The Beginning


YMCA was founded by Sir George Williams – a worker in the drapery trade in London. Concerned about the welfare of his fellow workers, he started a prayer and bible study group. This soon grew and attracted men from across London.


YMCA begins to address other concerns of young men working in the cities. Public lectures and education classes are developed. Reading rooms and refreshment areas help young men to adjust to urban life.


YMCA spreads outside London and branches are set up in Manchester and Leeds.


Following links made at The Great Exhibition in London, YMCA spreads across the globe and YMCAs are established in the USA and Canada. Seven years after it was established, a YMCA is formed in Boston, USA.


The first mention of a YMCA in Bournemouth is in 1879. It is housed in rented rooms above the J E Beale shop in Old Christchurch Road.
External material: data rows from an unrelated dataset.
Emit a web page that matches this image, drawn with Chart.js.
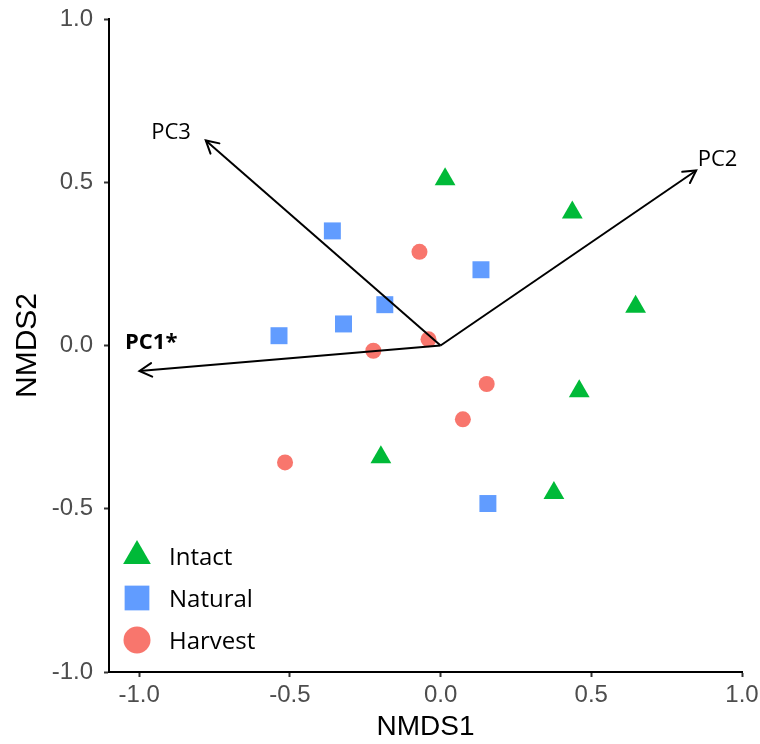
<!DOCTYPE html>
<html>
<head>
<meta charset="utf-8">
<script src="https://cdn.jsdelivr.net/npm/chart.js@4.4.0/dist/chart.umd.min.js"></script>
<style>
  html, body { margin: 0; padding: 0; background: #ffffff; }
  #wrap { width: 760px; height: 744px; position: relative; }
</style>
</head>
<body>
<div id="wrap"><canvas id="c"></canvas></div>
<script>
// ---- data ----
const seriesNames = ['Intact', 'Natural', 'Harvest'];
const intactX  = [0.015, 0.437, 0.647, 0.460, -0.198, 0.376];
const intactY  = [0.509, 0.407, 0.119, -0.140, -0.342, -0.452];
const naturalX = [-0.359, 0.134, -0.185, -0.322, -0.536, 0.157];
const naturalY = [0.351, 0.232, 0.125, 0.066, 0.030, -0.484];
const harvestX = [-0.070, -0.040, -0.223, 0.153, 0.074, -0.516];
const harvestY = [0.287, 0.019, -0.016, -0.118, -0.226, -0.358];

const arrowNames = ['PC1*', 'PC2', 'PC3'];
const arrowX = [-0.999, 0.848, -0.779];
const arrowY = [-0.078, 0.536, 0.628];
const labelX = [-0.960, 0.919, -0.894];
const labelY = [0.008, 0.568, 0.652];

const xTickValues = [-1.0, -0.5, 0.0, 0.5, 1.0];
const xTickLabels = ['-1.0', '-0.5', '0.0', '0.5', '1.0'];
const yTickValues = [-1.0, -0.5, 0.0, 0.5, 1.0];
const yTickLabels = ['-1.0', '-0.5', '0.0', '0.5', '1.0'];

// ---- styles ----
const seriesColors = ['#00BA38', '#619CFF', '#F8766D'];
const seriesStyles = ['triangle', 'rect', 'circle'];
const seriesRadius = [12, 12, 8];

const toPts = (xs, ys) => xs.map((x, i) => ({ x: x, y: ys[i] }));
const seriesData = [toPts(intactX, intactY), toPts(naturalX, naturalY), toPts(harvestX, harvestY)];

const datasets = [];
arrowNames.forEach((name, i) => {
  datasets.push({
    label: name,
    type: 'line',
    data: [{ x: 0, y: 0 }, { x: arrowX[i], y: arrowY[i] }],
    borderColor: '#000000',
    borderWidth: 2,
    pointRadius: 0,
    showLine: true,
    fill: false,
    order: 0,
    isArrow: true,
    arrowLabel: { x: labelX[i], y: labelY[i], bold: name.indexOf('*') >= 0 }
  });
});
seriesNames.forEach((name, i) => {
  datasets.push({
    label: name,
    data: seriesData[i],
    pointStyle: seriesStyles[i],
    pointRadius: seriesRadius[i],
    pointHoverRadius: seriesRadius[i],
    backgroundColor: seriesColors[i],
    borderColor: seriesColors[i],
    pointBorderWidth: 0,
    showLine: false,
    order: 1
  });
});

const arrowPlugin = {
  id: 'arrows',
  afterDatasetsDraw(chart) {
    const ctx = chart.ctx;
    const xs = chart.scales.x, ys = chart.scales.y;
    chart.data.datasets.forEach((ds, i) => {
      if (!ds.isArrow) return;
      const meta = chart.getDatasetMeta(i);
      const p0 = meta.data[0], p1 = meta.data[1];
      const ang = Math.atan2(p1.y - p0.y, p1.x - p0.x);
      const len = 14, spread = Math.PI / 6.2;
      ctx.save();
      ctx.strokeStyle = '#000';
      ctx.lineWidth = 2;
      ctx.lineCap = 'round';
      ctx.beginPath();
      ctx.moveTo(p1.x - len * Math.cos(ang - spread), p1.y - len * Math.sin(ang - spread));
      ctx.lineTo(p1.x, p1.y);
      ctx.lineTo(p1.x - len * Math.cos(ang + spread), p1.y - len * Math.sin(ang + spread));
      ctx.stroke();
      // label
      const lb = ds.arrowLabel;
      ctx.fillStyle = '#000';
      ctx.font = (lb.bold ? 'bold ' : '') + '22px "Open Sans", sans-serif';
      ctx.textAlign = 'center';
      ctx.textBaseline = 'middle';
      ctx.fillText(ds.label, xs.getPixelForValue(lb.x), ys.getPixelForValue(lb.y));
      ctx.restore();
    });
  }
};

const legendPlugin = {
  id: 'insideLegend',
  afterDraw(chart) {
    const ctx = chart.ctx;
    const area = chart.chartArea;
    const mx = area.left + 28;
    const tx = area.left + 60;
    const sizes = [16, 17.5, 13.5];
    ctx.save();
    seriesNames.forEach((name, i) => {
      const cy = area.bottom - 116 + i * 42;
      ctx.fillStyle = seriesColors[i];
      ctx.beginPath();
      const r = sizes[i];
      if (seriesStyles[i] === 'triangle') {
        ctx.moveTo(mx, cy - r);
        ctx.lineTo(mx + r * 0.866, cy + r * 0.5);
        ctx.lineTo(mx - r * 0.866, cy + r * 0.5);
        ctx.closePath();
      } else if (seriesStyles[i] === 'rect') {
        const h = r * Math.SQRT1_2;
        ctx.rect(mx - h, cy - h, 2 * h, 2 * h);
      } else {
        ctx.arc(mx, cy, r, 0, Math.PI * 2);
      }
      ctx.fill();
      ctx.fillStyle = '#000';
      ctx.font = '24px "Open Sans", sans-serif';
      ctx.textAlign = 'left';
      ctx.textBaseline = 'middle';
      ctx.fillText(name, tx, cy + 2);
    });
    ctx.restore();
  }
};

new Chart(document.getElementById('c'), {
  type: 'scatter',
  data: { datasets: datasets },
  options: {
    responsive: true,
    maintainAspectRatio: false,
    animation: false,
    events: [],
    layout: { padding: { top: 19, right: 18, bottom: 0, left: 0 } },
    plugins: {
      legend: { display: false },
      tooltip: { enabled: false }
    },
    scales: {
      x: {
        type: 'linear',
        min: -1.1,
        max: 1.0,
        afterBuildTicks: (s) => { s.ticks = xTickValues.map(v => ({ value: v })); },
        afterFit: (s) => { s.height = 72; s.paddingLeft = 0; s.paddingRight = 0; },
        ticks: {
          callback: (v) => { const k = xTickValues.indexOf(v); return k >= 0 ? xTickLabels[k] : ''; },
          color: '#4D4D4D',
          font: { family: '"Liberation Sans", Arial, sans-serif', size: 24 },
          padding: 4,
          maxRotation: 0,
          autoSkip: false
        },
        grid: { drawOnChartArea: false, drawTicks: true, tickLength: 5, tickColor: '#333333', tickWidth: 2 },
        border: { display: true, color: '#000000', width: 2 },
        title: {
          display: true,
          text: 'NMDS1',
          color: '#000000',
          font: { family: '"Liberation Sans", Arial, sans-serif', size: 28 },
          padding: { top: 0, bottom: 0 }
        }
      },
      y: {
        type: 'linear',
        min: -1.0,
        max: 1.0,
        afterBuildTicks: (s) => { s.ticks = yTickValues.map(v => ({ value: v })); },
        afterFit: (s) => { s.width = 109; s.paddingTop = 0; s.paddingBottom = 0; },
        ticks: {
          callback: (v) => { const k = yTickValues.indexOf(v); return k >= 0 ? yTickLabels[k] : ''; },
          color: '#4D4D4D',
          font: { family: '"Liberation Sans", Arial, sans-serif', size: 24 },
          padding: 11,
          autoSkip: false
        },
        grid: { drawOnChartArea: false, drawTicks: true, tickLength: 5, tickColor: '#333333', tickWidth: 2 },
        border: { display: true, color: '#000000', width: 2 },
        title: {
          display: true,
          text: 'NMDS2',
          color: '#000000',
          font: { family: '"Liberation Sans", Arial, sans-serif', size: 30 },
          padding: { top: 10, bottom: 0 }
        }
      }
    }
  },
  plugins: [arrowPlugin, legendPlugin]
});
</script>
</body>
</html>
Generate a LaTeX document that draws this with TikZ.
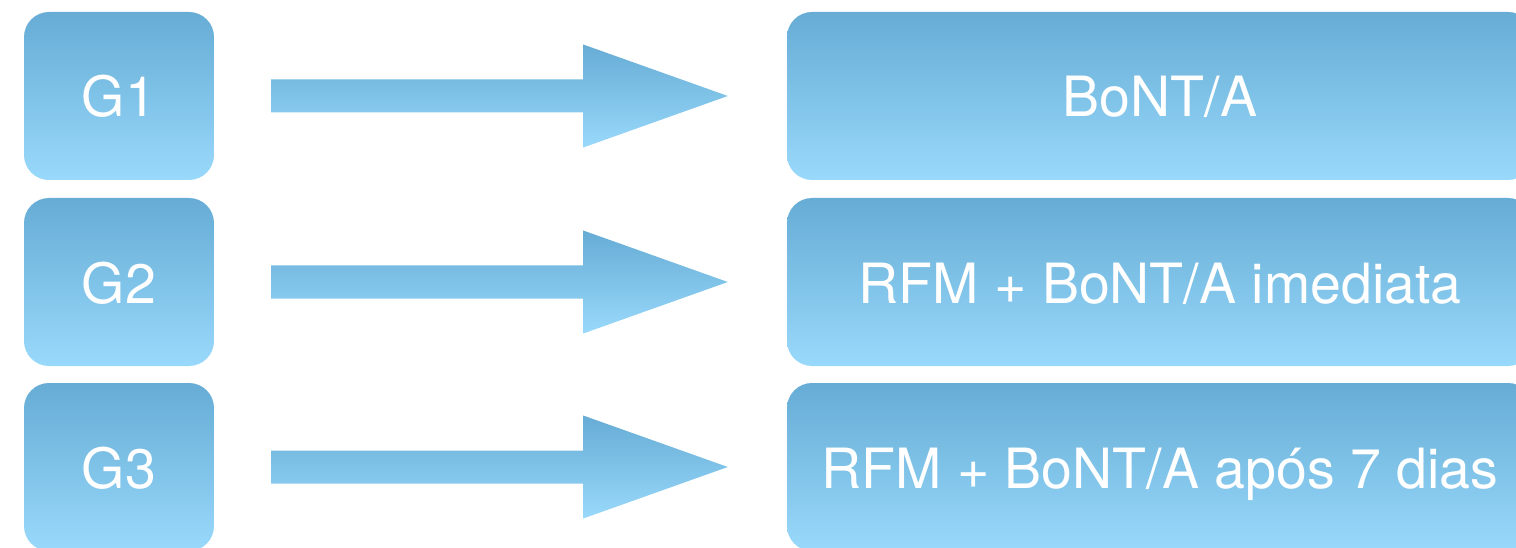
\documentclass[tikz,border=0pt]{standalone}
\usepackage{fontspec}
\setmainfont{TeX Gyre Heros}
\usetikzlibrary{calc}
\definecolor{boxtop}{RGB}{102,172,213}
\definecolor{boxbottom}{RGB}{153,217,251}
\tikzset{
  groupbox/.style={rounded corners=25pt, top color=boxtop, bottom color=boxbottom,
    draw=none, minimum width=190pt, minimum height=168pt, inner sep=0pt,
    text=white, font=\fontsize{55.5}{60}\selectfont, text height=42pt, text depth=0pt},
  treatbox/.style={groupbox, minimum width=746pt},
  blockarrow/.style={top color=boxtop, bottom color=boxbottom, draw=none}
}
\begin{document}
\begin{tikzpicture}[x=1pt, y=-1pt]
  \useasboundingbox (0,0) rectangle (1516,548);
  \clip (0,0) rectangle (1516,548);

  % groups on the left
  \node[groupbox] (g1) at (119,96)  {G1};
  \node[groupbox] (g2) at (119,282) {G2};
  \node[groupbox] (g3) at (119,467) {G3};

  % treatments on the right
  \node[treatbox] (r1) at (1160,96)  {BoNT/A};
  \node[treatbox] (r2) at (1160,282) {RFM + BoNT/A imediata};
  \node[treatbox] (r3) at (1160,467) {RFM + BoNT/A após 7 dias};

  % block arrows from each group to its treatment
  \foreach \i in {1,2,3} {
    \path[blockarrow]
      ($(g\i.east)+(57,-16.5)$) -- ++(312,0) -- ++(0,-35)
      -- ($(r\i.west)+(-59,0)$)
      -- ($(g\i.east)+(369,51.5)$) -- ++(0,-35) -- ++(-312,0) -- cycle;
  }
\end{tikzpicture}
\end{document}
Bournemouth YMCA moves to rented accommodation in St Peter’s Road and occupies two connected buildings – Shaftesbury Hall and Cairns Memorial House (where Burlington Arcade now stands). The buildings house both a hostel and one of the first gymnasiums in the country. The total YMCA operating cost is just £1,500pa!
Early 1900s


In 1903, the beginnings of Winton YMCA emerge with the introduction of a YMCA Mission Room at the Gospel Mission Hall on Wycliffe Road. From 1914, the Winton YMCA plays a big part in supporting soldiers during the First World War and a purpose-built hut is set up as a recreation centre for troops destined for the trenches. They eventually move to the current Jameson Road site in 1920 and a new building is erected in 1928. It becomes a popular community hub.

In central Bournemouth, the YMCA buys the freehold of Cairns Memorial House with the aid of a mortgage of £5,500.


Cairns Memorial House is sold and a new development is erected at YMCA Bournemouth’s current location between Westover and Hinton Road, with the first five floors opened by HRH Princess Mary on 28th June 1930. The building costs the princely sum of £37,500.


With the outbreak of war, YMCA Winton becomes the temporary home for hundreds of soldiers and the headquarters of the local Fire Service. Run by the ‘trojans’ of the YMCA Ladies Auxillary, it later serves as a rest centre for civilians affected by local bombing, a transit camp and as a recreation hub for the armed forces. Throughout this time, its motto remains “No request is ever refused”.
Post-war period


In Bournemouth, a sixth floor is built on top of the Westover Road hostel and the Hinton Road Youth Club is added to the building.


The flats complex in the Hinton Road side of the building is completed and Princess Anne presides at the opening ceremony.


The youth club in Hinton Road is converted into Teddy’s Place Day Care Nursery and five years later three basement rooms in Westover Road are refurbished to provide the Lifewise Fitness Suite, a coffee bar and Hope FM’s radio studio (the latter is now based at the Hinton end of the site). In 1991, a total refurbishment of the premises takes place at a cost of £1.8M: a frightening sum when compared to the original building cost.


The charity’s work continues to expand with the addition of Fusion Youth Centre, the Trafford House move-on accommodation block and the taking over of the trusteeship of Pokesdown Youth Club.


Bournemouth YMCA is donated Sandyholme, a retreat and activity centre in Studland in the Isle of Purbeck, and expands its family work by taking over the management of Southbourne Children’s Centre on behalf of the local authority.


Bournemouth YMCA takes over the management of Winton YMCA and offers room hire for a range of activities including conferences, table tennis and dance classes.


Responding to difficulties faced by The Junction Sports and Leisure Centre in Broadstone, Bournemouth YMCA is invited to take over its management, which it does so extremely successfully.


Bournemouth YMCA opens Teddy’s Pre-School in Pokesdown.


Drawing from its relationship with YMCA England & Wales, Bournemouth YMCA undergoes a complete rebrand, which includes changing its name to ‘YMCA Bournemouth’. At the same time, a partnership develops between the charity and Townsend Youth Centre and Bournemouth’s supported accommodation options expand, including the introduction of direct referrals.


For structural reasons, Teddy’s Place Day Care Nursery is closed down. Meanwhile, new move-on accommodation is developed in Poole.


YMCA Bournemouth is invited to take over the management of both Townsend and Queen’s Park Children’s Centres.